At the time of Abdullah's death, Corizon Health had held the contract with the Arizona Department of Corrections since 2013 and was responsible for complying with the performance measures outlined in the 2014 settlement under Parsons v. Ryan. "It appears from court documents that I got, in fact [Abdullah] wasn't really seen at all; that there were sporadic visits," says Lisa Armstrong, a reporter with Type Investigations who became interested in Abdullah's case in 2016.
In a statement, the Arizona Department of Corrections said it expects contracted health care companies to follow the law: "While the Arizona Department of Corrections (ADC) will not comment on pending or ongoing litigation, as in the case of Ms. Abdullah, the Department of Corrections expects the State's contracted health care provider to provide every inmate with the constitutionally mandated health care to which they are entitled."
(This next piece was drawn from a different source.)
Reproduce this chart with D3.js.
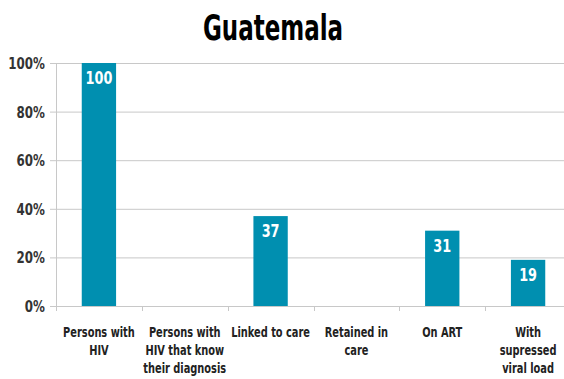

Former Corizon employees in Arizona have come forward with allegations that the system is badly run. Dr. Angela Kenzslowe, a psychologist who worked for Corizon at Perryville prison, quit her job after just three months there, claiming "I felt my license was at risk. I felt that I didn't have the autonomy that was needed as a licensed psychologist to be able to run mental health the way it needed to be run."
A nurse, Jose Vallejo, who worked for Corizon Health at Eyman prison in Arizona, said he witnessed several inmates causing themselves harm and did not feel qualified to provide proper mental health care. After sending multiple requests for additional resources to Corizon's management that resulted in no changes, he claims he put in his two week's notice but was fired a few days later. A Corizon spokesperson says he was "terminated from his position for failure to perform required duties".
Corizon declined to provide an official statement, but a representative responded to an inquiry into how often and how long they expect their mental health staff to meet with inmates with the following: "Patients are evaluated (visit frequency and visit duration) based on their needs (i.e., the severity of their symptoms and progress in treatment), their individualized treatment plans, and evidence-based community and correctional standards of care."
According to the ACLU's David Fathi, because there are only three major players in the correctional health care industry — Corizon, Wexford Health and Centurion — issues like those Kenzslowe and Vallejo raised may keep recurring. "The problem is when you have only three players, it does become kind of a revolving door among those three players, or a game of musical chairs, and all too often things don't really change in a meaningful way," says Fathi.
Arizona ended its relationship with Corizon in January 2019 and hired Centurion, a company that faces a class action lawsuit in Mississippi for providing inadequate mental health care at a facility where at least six prisoners died in 2018.
In response to a request for comment, Centurion directed CBS News to an op-ed written by their CEO. In part, it stated: "Our job, put simply, is to improve the quality and accessibility of care throughout Arizona's correctional system, and we will do this by hiring the right people and building a culture of supportiveness, professionalism and accountability."